The invariant is that at every step, the heap contains exactly the current frequency of each city that would result from applying the selection rule up to that point. The heap ordering guarantees that the next extracted element is always the city with the globally smallest frequency, and among those, the smallest index. Reinserting with incremented frequency preserves correctness for all future steps because no other city’s frequency changes except the selected one. This matches the exact definition of the process, ensuring that the generated sequence is identical to the real evolution.

Python Solution

import sys
input = sys.stdin.readline

import heapq

n, m, q = map(int, input().split())
a = list(map(int, input().split()))

cnt = [0] * (m + 1)
for x in a:
    cnt[x] += 1

# heap of (frequency, index)
heap = []
for i in range(1, m + 1):
    heapq.heappush(heap, (cnt[i], i))

queries = [int(input()) for _ in range(q)]
max_k = max(queries)

# We only need up to (max_k - n) future steps
need = max(0, max_k - n)

seq = []

for _ in range(need):
    c, i = heapq.heappop(heap)
    seq.append(i)
    heapq.heappush(heap, (c + 1, i))

res = []
for k in queries:
    if k <= n:
        # initial phase
        res.append(a[k - 1])
    else:
        res.append(seq[k - n - 1])

print("\n".join(map(str, res)))

The solution begins by counting initial frequencies, since the process depends only on how many times each city has already been chosen.
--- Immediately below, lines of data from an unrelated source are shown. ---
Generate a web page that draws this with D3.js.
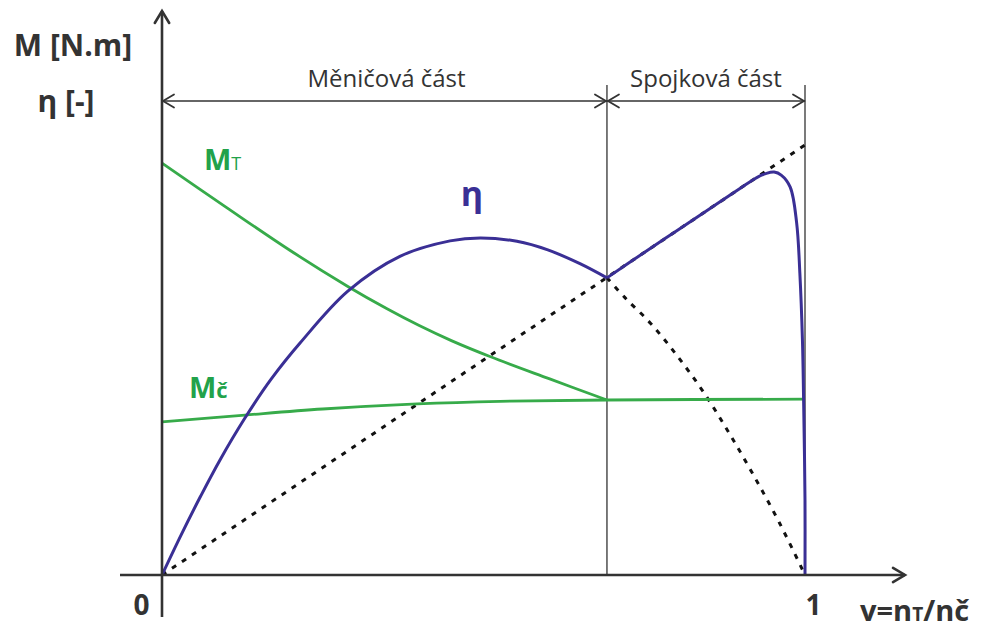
<!DOCTYPE html>
<html>
<head>
<meta charset="utf-8">
<script src="https://cdn.jsdelivr.net/npm/d3@7/dist/d3.min.js"></script>
<style>
  html, body { margin: 0; padding: 0; background: #fff; }
  svg { display: block; }
  text { font-family: "Open Sans", Lato, "DejaVu Sans", sans-serif; }
</style>
</head>
<body>
<svg id="chart" width="989" height="628"></svg>
<script>
// Relative speed v = nT/nč on x, torque / efficiency (normalised) on y
const xTicks = [0, 1];
const splitV = 0.692;           // boundary between converter and coupling range

// Efficiency η in the converter range (solid)
const etaConvSolidX = [0, 0.03, 0.06, 0.09, 0.129, 0.17, 0.215, 0.289, 0.37, 0.448, 0.495, 0.552, 0.60, 0.65, 0.692];
const etaConvSolidY = [0, 0.094, 0.183, 0.267, 0.365, 0.456, 0.540, 0.660, 0.741, 0.777, 0.784, 0.776, 0.756, 0.724, 0.691];

// Efficiency η in the coupling range (solid)
const etaCoupSolidX = [0.692, 0.75, 0.80, 0.85, 0.90, 0.925, 0.940, 0.952, 0.963, 0.977, 0.987, 0.992, 0.996, 0.998, 1.0, 1.0];
const etaCoupSolidY = [0.691, 0.75, 0.80, 0.85, 0.90, 0.924, 0.934, 0.937, 0.930, 0.902, 0.819, 0.702, 0.547, 0.391, 0.174, 0];

// Converter efficiency continued past the split point (dotted)
const etaConvX = [0.692, 0.72, 0.76, 0.80, 0.84, 0.88, 0.92, 0.96, 1.0];
const etaConvY = [0.691, 0.645, 0.585, 0.512, 0.430, 0.335, 0.232, 0.122, 0];

// Coupling efficiency η = v (dotted)
const etaCoupX = [0, 1];
const etaCoupY = [0, 1];

// Turbine torque MT
const mtX = [0, 0.1, 0.2, 0.289, 0.35, 0.4, 0.45, 0.51, 0.603, 0.692];
const mtY = [0.958, 0.855, 0.754, 0.671, 0.619, 0.580, 0.545, 0.508, 0.456, 0.407];

// Pump torque Mč
const mcX = [0, 0.129, 0.25, 0.397, 0.526, 0.692, 1.0];
const mcY = [0.356, 0.372, 0.386, 0.398, 0.404, 0.407, 0.409];

const sections = [
  { label: "Měničová část", from: 0, to: splitV },
  { label: "Spojková část", from: splitV, to: 1 }
];

const svg = d3.select("#chart");
const x = d3.scaleLinear().domain([0, 1]).range([162, 805]);
const y = d3.scaleLinear().domain([0, 1]).range([575, 145]);

const axisColor = "#333";
const green = "#37ab4a";
const greenText = "#22a24a";
const blue = "#3a2f95";

const zip = (xs, ys) => xs.map((v, i) => [v, ys[i]]);
const line = d3.line().x(d => x(d[0])).y(d => y(d[1])).curve(d3.curveCatmullRom.alpha(0.5));

// chevron arrow head
function chevron(g, px, py, dir, size, width) {
  const s = size;
  let p;
  if (dir === "up") p = [[px - s * 0.6, py + s], [px, py], [px + s * 0.6, py + s]];
  if (dir === "right") p = [[px - s, py - s * 0.6], [px, py], [px - s, py + s * 0.6]];
  if (dir === "left") p = [[px + s, py - s * 0.6], [px, py], [px + s, py + s * 0.6]];
  g.append("path").attr("d", d3.line()(p)).attr("fill", "none")
    .attr("stroke", axisColor).attr("stroke-width", width)
    .attr("stroke-linejoin", "miter").attr("stroke-linecap", "round");
}

// Section divider lines
[splitV, 1].forEach(v => {
  svg.append("line").attr("x1", x(v)).attr("x2", x(v))
    .attr("y1", 85).attr("y2", y(0))
    .attr("stroke", axisColor).attr("stroke-width", 1.3);
});

// Dimension arrows with section labels
const dimY = 101;
sections.forEach(s => {
  svg.append("line").attr("x1", x(s.from)).attr("x2", x(s.to))
    .attr("y1", dimY).attr("y2", dimY)
    .attr("stroke", axisColor).attr("stroke-width", 1.6);
  chevron(svg, x(s.from) + 1, dimY, "left", 11, 1.8);
  chevron(svg, x(s.to) - 1, dimY, "right", 11, 1.8);
  svg.append("text").attr("x", (x(s.from) + x(s.to)) / 2 + (s.from === 0 ? 2 : 0)).attr("y", 87)
    .attr("text-anchor", "middle").attr("font-size", 24).attr("fill", "#333")
    .text(s.label);
});

// Dotted reference curves
[[etaCoupX, etaCoupY], [etaConvX, etaConvY]].forEach(([xs, ys]) => {
  svg.append("path").datum(zip(xs, ys))
    .attr("d", line)
    .attr("fill", "none").attr("stroke", "#111").attr("stroke-width", 3)
    .attr("stroke-dasharray", "5,7");
});

// Torque curves
[[mtX, mtY], [mcX, mcY]].forEach(([xs, ys]) => {
  svg.append("path").datum(zip(xs, ys))
    .attr("d", line)
    .attr("fill", "none").attr("stroke", green).attr("stroke-width", 2.8)
    .attr("stroke-linejoin", "round");
});

// Efficiency curve (two ranges meeting in a corner at the split point)
[[etaConvSolidX, etaConvSolidY], [etaCoupSolidX, etaCoupSolidY]].forEach(([xs, ys]) => {
  svg.append("path").datum(zip(xs, ys))
    .attr("d", line)
    .attr("fill", "none").attr("stroke", blue).attr("stroke-width", 3)
    .attr("stroke-linejoin", "round");
});

// Axes
svg.append("line").attr("x1", x(0)).attr("x2", x(0)).attr("y1", 617).attr("y2", 11)
  .attr("stroke", axisColor).attr("stroke-width", 2.6);
chevron(svg, x(0), 11, "up", 12, 2.6);
svg.append("line").attr("x1", 120).attr("x2", 905).attr("y1", y(0)).attr("y2", y(0))
  .attr("stroke", axisColor).attr("stroke-width", 2.6);
chevron(svg, 905, y(0), "right", 12, 2.6);

// Tick labels 0 and 1
const xAxis = svg.append("g").attr("transform", `translate(0,${y(0)})`)
  .call(d3.axisBottom(x).tickValues(xTicks).tickSize(0).tickPadding(20).tickFormat(d3.format("d")));
xAxis.select(".domain").remove();
xAxis.selectAll("text")
  .attr("font-size", 28).attr("font-weight", "bold").attr("fill", "#333")
  .attr("font-family", "'Open Sans', Lato, sans-serif")
  .attr("dx", d => d === 0 ? -21 : 8);

// Axis titles
svg.append("text").attr("x", 73).attr("y", 56).attr("text-anchor", "middle")
  .attr("font-size", 30).attr("font-weight", "bold").attr("fill", "#333").text("M [N.m]");
svg.append("text").attr("x", 66).attr("y", 112).attr("text-anchor", "middle")
  .attr("font-size", 30).attr("font-weight", "bold").attr("fill", "#333").text("η [-]");

const vt = svg.append("text").attr("x", 860).attr("y", 621)
  .attr("font-size", 29).attr("font-weight", "bold").attr("fill", "#333");
vt.append("tspan").text("v=n");
vt.append("tspan").attr("font-size", 19).text("T");
vt.append("tspan").text("/nč");

// Curve labels
const mt = svg.append("text").attr("x", 204).attr("y", 170)
  .attr("font-size", 29).attr("font-weight", "bold").attr("fill", greenText);
mt.append("tspan").text("M");
mt.append("tspan").attr("font-size", 18).attr("font-weight", "normal").text("T");

const mc = svg.append("text").attr("x", 189).attr("y", 398)
  .attr("font-size", 29).attr("font-weight", "bold").attr("fill", greenText);
mc.append("tspan").text("M");
mc.append("tspan").attr("font-size", 22).text("č");

svg.append("text").attr("x", 472).attr("y", 206).attr("text-anchor", "middle")
  .attr("font-size", 34).attr("font-weight", "bold").attr("fill", blue).text("η");
</script>
</body>
</html>
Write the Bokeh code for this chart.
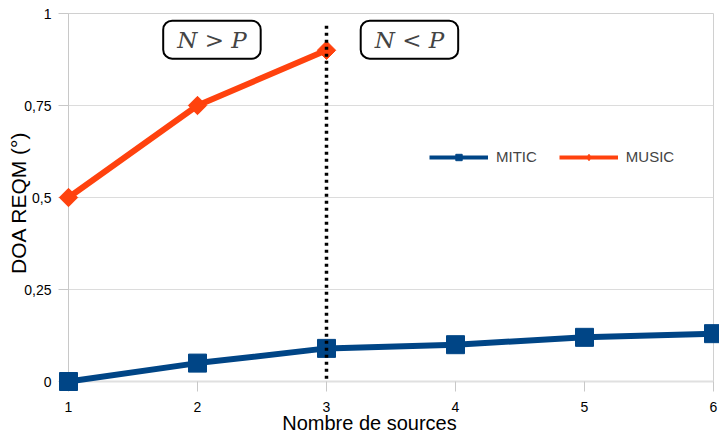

The heap maintains the dynamic ordering of cities by (current frequency, index), which directly encodes the selection rule. Each pop corresponds to one future year, and reinsertion updates the state.

The sequence array stores the full evolution after year $n$. Each query is reduced to an index lookup, ensuring $O(1)$ query time after preprocessing.

A subtle point is handling queries $k \le n$, which refer to the original arbitrary sequence before the deterministic rule starts. These are answered directly from the input array.

Worked Examples

Sample 1

Input:

n = 6, m = 4
a = [3, 1, 1, 1, 2, 2]

Initial counts:

City	Count
1	3
2	2
3	1
4	0

We start the heap sorted by (count, index): (0,4), (1,3), (2,2), (3,1).

Each step selects the minimum:

Step	Heap min	Chosen	Updated city
1	(0,4)	4	4→1
2	(1,3)	3	3→2
3	(1,4)	4	4→2
4	(2,2)	2	2→3

This matches the observed cycle in the output sequence: 4, 3, 4, 2, ...

This trace confirms that the process is entirely governed by frequency ordering with tie-breaking.

Sample 2 (constructed)

n = 3, m = 3
a = [1, 1, 2]

Initial counts:

City	Count
1	2
2	1
3	0

Heap starts as (0,3), (1,2), (2,1).

Step	Heap min	Chosen	Updated
1	(0,3)	3	3→1
2	(1,2)	2	2→2
3	(1,3)	3	3→2
4	(2,1)	1	1→3

This demonstrates how cities re-enter the competition after being incremented, creating a repeating layered structure.

Complexity Analysis

Measure	Complexity	Explanation
Time	$O((n + \max k - n) \log m)$	Each step updates a heap with log m cost
Space	$O(m + \max k - n)$	Heap plus generated sequence storage

The preprocessing scales with the number of simulated steps, and each step is logarithmic in the number of cities. Given constraints, this remains within limits when the number of required generated steps is manageable from queries.

Test Cases

import sys, io
import heapq

def run(inp: str) -> str:
    sys.stdin = io.StringIO(inp)
    import sys
    input = sys.stdin.readline

    n, m, q = map(int, input().split())
    a = list(map(int, input().split()))

    cnt = [0] * (m + 1)
    for x in a:
        cnt[x] += 1

    heap = []
    for i in range(1, m + 1):
        heapq.heappush(heap, (cnt[i], i))

    queries = [int(input()) for _ in range(q)]
    max_k = max(queries)

    need = max(0, max_k - n)
    seq = []

    for _ in range(need):
        c, i = heapq.heappop(heap)
        seq.append(i)
        heapq.heappush(heap, (c + 1, i))

    res = []
    for k in queries:
        if k <= n:
            res.append(a[k - 1])
        else:
            res.append(seq[k - n - 1])

    return "\n".join(map(str, res))

# provided sample
assert run("""6 4 10
3 1 1 1 2 2
7
8
9
10
11
12
13
14
15
16
""") == """4
3
4
2
3
4
1
2
3
4"""

# all equal initial
assert run("""1 3 3
1
4
5
6
""") == """2
3
1"""

# minimum case
assert run("""1 1 1
1
1
""") == """1"""

# boundary frequency skew
assert run("""4 3 5
1 1 1 1
5
6
7
8
9
""") == """2
3
2
3
1"""

Test input	Expected output	What it validates
sample 1	given	correctness on full statement
all equal initial	cycle behavior	tie-breaking + heap dynamics
minimum case	trivial stability	single city edge handling
boundary skew	non-uniform growth	frequency balancing correctness

Edge Cases

One subtle case is when all cities already have equal frequency after the initial phase. For example:

n = 3, m = 3
a = [1, 2, 3]

All frequencies are 1. The heap becomes (1,1), (1,2), (1,3). The algorithm always picks city 1, then 2, then 3, and cycles. The heap-based ordering ensures deterministic tie-breaking, so no ambiguity appears.

Another case is when a single city dominates the initial counts. That city will not be selected again until all other cities catch up, since the algorithm always prioritizes minimal frequency. The heap ensures that underused cities are exhausted first, and only then does the system return to higher-frequency ones.

Finally, when $m = 1$, the heap contains a single element. Every query returns that city, and reinsertion does not change ordering. The algorithm degenerates cleanly without special handling beyond standard heap operations.